É preciso lembrar que os vapes consumidos no Brasil são 100% ilegais e distribuídos pelo comércio ilícito. A indústria formal não vende cigarro eletrônico em território nacional. Portanto, qualquer pesquisa que os analise —como a citada no texto, com dados do Instituto do Coração— irá coletar os efeitos de produtos ilegais, que não seguem qualquer controle ou padrão sanitário. Reforço: o descontrole do consumo de cigarros eletrônicos no Brasil acontece por causa de uma proibição de fachada, que não cumpre o que propõe.
Cerca de 3 milhões de adultos consumidores utilizam vapes 100% contrabandeados e estão expostos a riscos incalculáveis à saúde. A pesquisa do Incor citada no artigo revela uma exposição do organismo à nicotina equivalente a 120 cigarros.

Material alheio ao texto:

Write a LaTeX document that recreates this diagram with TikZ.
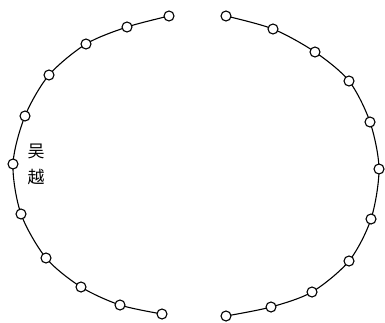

Nesse sentido, é possível perceber que a disponibilização dos produtos sem controle, fiscalização ou informação anula o principal objetivo do cigarro eletrônico, que é a redução de riscos no consumo de nicotina. Apenas com regulamentação é possível envolver a indústria formal e criar políticas públicas que englobem educação, prevenção, segurança e composição conhecida e certificada do produto. Isto para fumantes adultos que deveriam ter o direito de acesso a uma alternativa lícita de menor risco.
Países da União Europeia, Canadá, Estados Unidos, Suécia, Reino Unido e Nova Zelândia, que já regulamentaram os cigarros eletrônicos como instrumento de redução de riscos, estabelecem que o nível máximo de nicotina permitida (total por produto) é, na maioria dos casos, de 20 mg/ml. O excesso visto nos dispositivos eletrônicos no Brasil só acontece porque a proibição abre caminho para fabricantes ilegais, em vez de estabelecer regras que seriam seguidas à risca pela indústria fiscalizada e legal.
É importante destacar que o cigarro eletrônico não é um produto inócuo, mas a experiência internacional mostra que, quando devidamente regulado, é uma alternativa de menor risco para fumantes, desde que haja substituição completa. Essa redução de riscos é comprovada por instituições independentes de renome, como King’s College of London, Royal College of Physicians e Cochrane, padrão ouro em publicações de saúde, bem como são referendadas pelo FDA —Food and Drug Administration, a "Anvisa dos EUA"— e ministérios da Saúde de diversos países.
Não faltam, portanto, exemplos de como tratar o tema. Ao Brasil, restam duas opções: continuar com uma proibição que só beneficia o crime organizado e prejudica o consumidor adulto e jovens que estão tendo acesso indevido a esses produtos ou respeitar o direito de quem opta por consumir alternativas de nicotina, criando regras claras para produção e comercialização dos cigarros eletrônicos, com controle sanitário e fiscalização.